Myth 6: Any Plastic Labeled “Microwave Safe” Is Safe

This is the myth that concerns Le the most. When microwaving high-fat or high-sugar foods, local temperatures can spike well above water’s boiling point, exceeding the heat tolerance of many plastics. Under these conditions, additives like bisphenol A (BPA) and phthalates can leach into your food. These substances are considered endocrine disruptors, potentially interfering with hormone balance, metabolism, and reproductive health over long-term exposure.

Four Plastic Containers to Avoid, Even If They Say “Microwave Safe”

Even containers bearing the “microwave safe” label are not risk-free. Le warns against using the following types:

  • Cracked or scratched plastic: Surface damage creates pathways for microplastic particles to detach during heating, entering your food.
  • Warped, discolored, or aged plastic: Deformation, yellowing, or brittle texture signals material degradation, increasing the likelihood of chemical release.
  • Old containers used repeatedly: Daily thermal cycling—from hot to cold and back—weakens plastic over time, making it more prone to shedding microplastics.
  • Containers holding fatty or sugary foods: Oil and sugar have higher boiling points than water, causing localized superheating that accelerates additive leaching.

Three Practical Guidelines for Safer Microwaving

Switch to glass or ceramic: The simplest way to eliminate plastic concerns is to transfer food into heat-resistant glass or ceramic bowls before microwaving. These materials remain chemically stable under normal microwave temperatures and release no plasticizers or particles.
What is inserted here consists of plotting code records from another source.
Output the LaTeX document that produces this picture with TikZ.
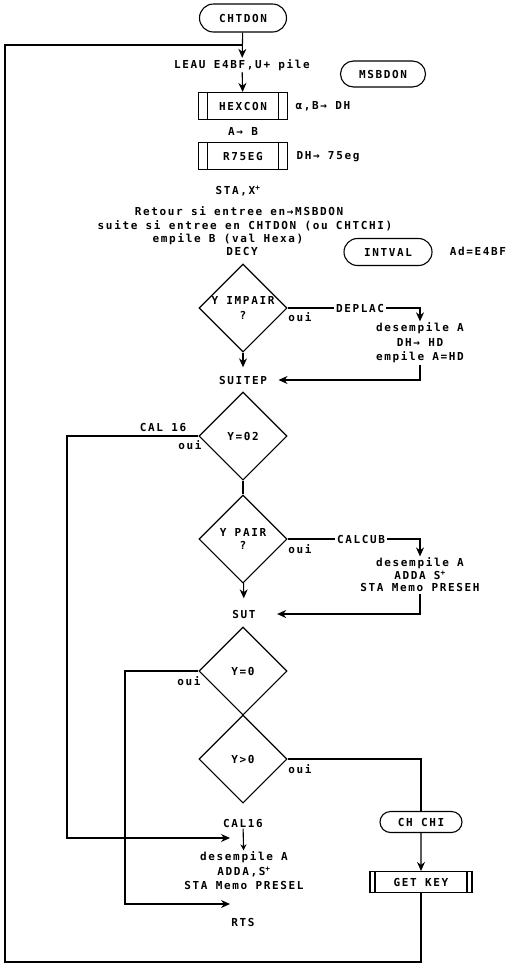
\documentclass[tikz,border=0pt]{standalone}
\usepackage{fontspec}
\newfontfamily\plotfont[LetterSpace=15]{DejaVu Sans Mono}
\usetikzlibrary{arrows.meta,shapes.geometric,shapes.misc}

\tikzset{
  term/.style={rounded rectangle, draw, inner sep=1pt},
  subr/.style={draw, rectangle, minimum width=89pt, minimum height=27pt, inner sep=1pt,
    path picture={\draw ([xshift=#1]path picture bounding box.north west) -- ([xshift=#1]path picture bounding box.south west)
      ([xshift=-#1]path picture bounding box.north east) -- ([xshift=-#1]path picture bounding box.south east);}},
  subr/.default=9pt,
  test/.style={diamond, draw, minimum width=88pt, minimum height=88pt, inner sep=0pt},
  txt/.style={inner sep=1pt, align=center},
  tight/.style={font=\plotfont\bfseries\fontsize{11}{12.5}\selectfont},
}

\begin{document}
\begin{tikzpicture}[x=1pt,y=-1pt,>={Stealth[length=9pt,width=8pt]},line width=1.1pt,
  font=\plotfont\bfseries\fontsize{11}{14.5}\selectfont]
\useasboundingbox[fill=white] (0,0) rectangle (513,970);
%%
  % Node: CHTDON
  \node[term, minimum width=89pt, minimum height=28pt] (chtdon) at (243,18) {CHTDON};
  \coordinate (join) at (243,45);
  % Node: LEAU
  \node[txt] (leau) at (242,65) {LEAU E4BF,U+ pile};
  % Node: MSBDON
  \node[term, minimum width=87pt, minimum height=26pt] (msbdon) at (383,74) {MSBDON};
  % Node: HEXCON
  \node[subr] (hexcon) at (243,106) {HEXCON};
  \node[txt, anchor=west] (hexres) at (294,106) {α,B→ DH};
  \node[txt] (atob) at (243,131) {A→ B};
  % Node: R75EG
  \node[subr] (r75eg) at (243,156) {R75EG};
  \node[txt, anchor=west] (r75res) at (295,157) {DH→ 75eg};
  \node[txt] (stax) at (238,191) {STA,X\textsuperscript{+}};
  \node[txt] (retour) at (239,211) {Retour si entree en→MSBDON};
  \node[txt] (suite) at (245,226) {suite si entree en CHTDON (ou CHTCHI)};
  \node[txt] (empileb) at (228,239) {empile B (val Hexa)};
  \node[txt] (decy) at (242,251) {DECY};
  % Node: INTVAL
  \node[term, minimum width=90pt, minimum height=27pt] (intval) at (388,252) {INTVAL};
  \node[txt] (adr) at (478,251) {Ad=E4BF};
  % Node: Y IMPAIR
  \node[test, label={[txt]center:Y IMPAIR\\?}] (impair) at (243,308) {};
  \node[txt] (oui1) at (300,317) {oui};
  \node[txt] (deplac) at (360,308) {DEPLAC};
  \node[txt] (deplacblk) at (420,343) {desempile A\\DH→ HD\\empile A=HD};
  \node[txt] (suitep) at (243,380) {SUITEP};
  % Node: Y=02
  \node[test] (y02) at (243,436) {Y=02};
  \node[txt] (cal16a) at (163,427) {CAL 16};
  \node[txt] (oui2) at (190,445) {oui};
  % Node: Y PAIR
  \node[test, label={[txt, tight]center:Y PAIR\\?}] (pair) at (243,539) {};
  \node[txt] (oui3) at (300,549) {oui};
  \node[txt] (calcub) at (361,539) {CALCUB};
  \node[txt, tight] (calcubblk) at (420,575) {desempile A\\ADDA S\textsuperscript{+}\\STA Memo PRESEH};
  \node[txt] (sut) at (244,614) {SUT};
  % Node: Y=0
  \node[test] (y0) at (243,671) {Y=0};
  \node[txt] (oui4) at (189,681) {oui};
  % Node: Y>0
  \node[test] (ygt0) at (243,759) {Y>0};
  \node[txt] (oui5) at (300,769) {oui};
  % Node: CH CHI
  \node[term, minimum width=84pt, minimum height=21pt] (chchi) at (421,822) {CH CHI};
  % Node: GET KEY
  \node[subr=5pt, minimum width=102pt, minimum height=21pt] (getkey) at (421,882) {GET KEY};
  % Node: CAL16
  \node[txt] (cal16) at (243,823) {CAL16};
  \node[txt] (presel) at (244,871) {desempile A\\ADDA,S\textsuperscript{+}\\STA Memo PRESEL};
  \node[txt] (rts) at (243,922) {RTS};
  \coordinate (c16left) at (67,838);
  \coordinate (c16end) at (230,838);
  \coordinate (rtsleft) at (125,904);
  \coordinate (rtsend) at (230,904);
  \coordinate (loopbl) at (5,962);
%%
  % Edge: CHTDON -> LEAU
  \draw[->] (chtdon) -- (leau);
  % Edge: GET KEY -> LEAU (loop)
  \draw (getkey) |- (loopbl) |- (join);
  % Edge: LEAU -> HEXCON
  \draw[->] (leau) -- (hexcon);
  % Edge: Y IMPAIR -> DEPLAC -> SUITEP
  \draw (impair) -- (deplac);
  \draw[->] (deplac) -| (deplacblk);
  \draw[->, shorten >=10pt] (deplacblk) |- (suitep);
  \draw[->, shorten >=7pt] (impair) -- (suitep);
  % Edge: Y=02 -> CAL16
  \draw[->] (y02) -| (c16left) -- (c16end);
  \draw (y02) -- (pair);
  % Edge: Y PAIR -> CALCUB -> SUT
  \draw (pair) -- (calcub);
  \draw[->] (calcub) -| (calcubblk);
  \draw[->, shorten >=20pt] (calcubblk) |- (sut);
  \draw[->, shorten >=10pt] (pair) -- (sut);
  % Edge: Y=0 -> RTS
  \draw[->] (y0) -| (rtsleft) -- (rtsend);
  % Edge: Y>0 -> CH CHI -> GET KEY
  \draw (ygt0) -| (chchi);
  \draw[->] (chchi) -- (getkey);
  % Edge: CAL16 -> desempile
  \draw[-{Stealth[length=6pt,width=6pt]}] (cal16) -- (presel);
%
\end{tikzpicture}
\end{document}
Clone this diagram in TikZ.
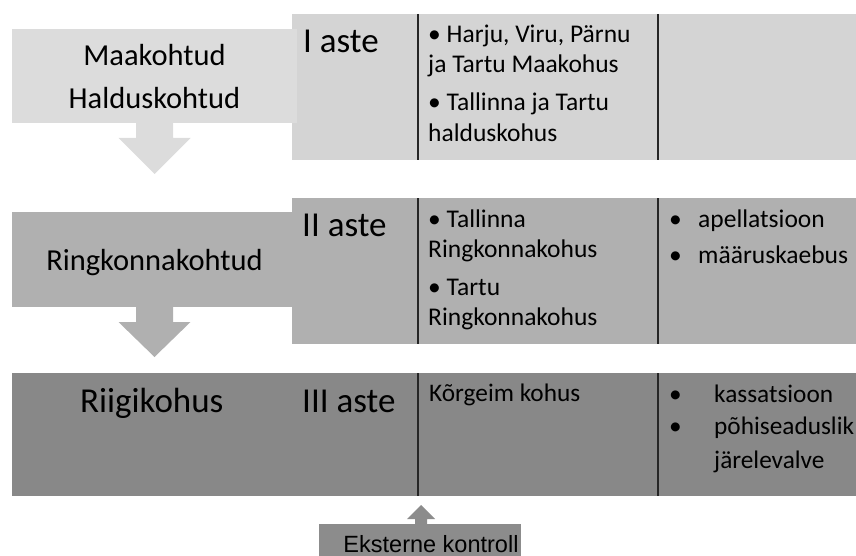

Use the 30-60 second interval method: For larger portions or frozen foods, heat in short bursts, pausing to stir or rotate the container. This promotes even heat distribution, reduces the risk of localized overheating, and helps prevent scalding from sudden bubbling.

Let liquids rest after heating: Soups, milk, and porridge may appear calm on the surface while reaching extreme temperatures below. Allow them to sit for a few minutes after microwaving, then stir before consuming. This prevents burns from superheated liquid eruptions.

The Bottom Line

The microwave oven is not the food-destroying radiation machine that urban legends portray. It is an efficient, convenient cooking tool. The real health considerations lie not in the machine itself, but in how we use it—particularly the containers we choose. By switching to glass or ceramic, adopting gentle heating habits, and being mindful of plastic degradation, you can enjoy the convenience of microwave cooking while minimizing exposure to potentially harmful chemicals. As Le emphasizes, the microwave is safe; it’s the packaging that deserves your attention.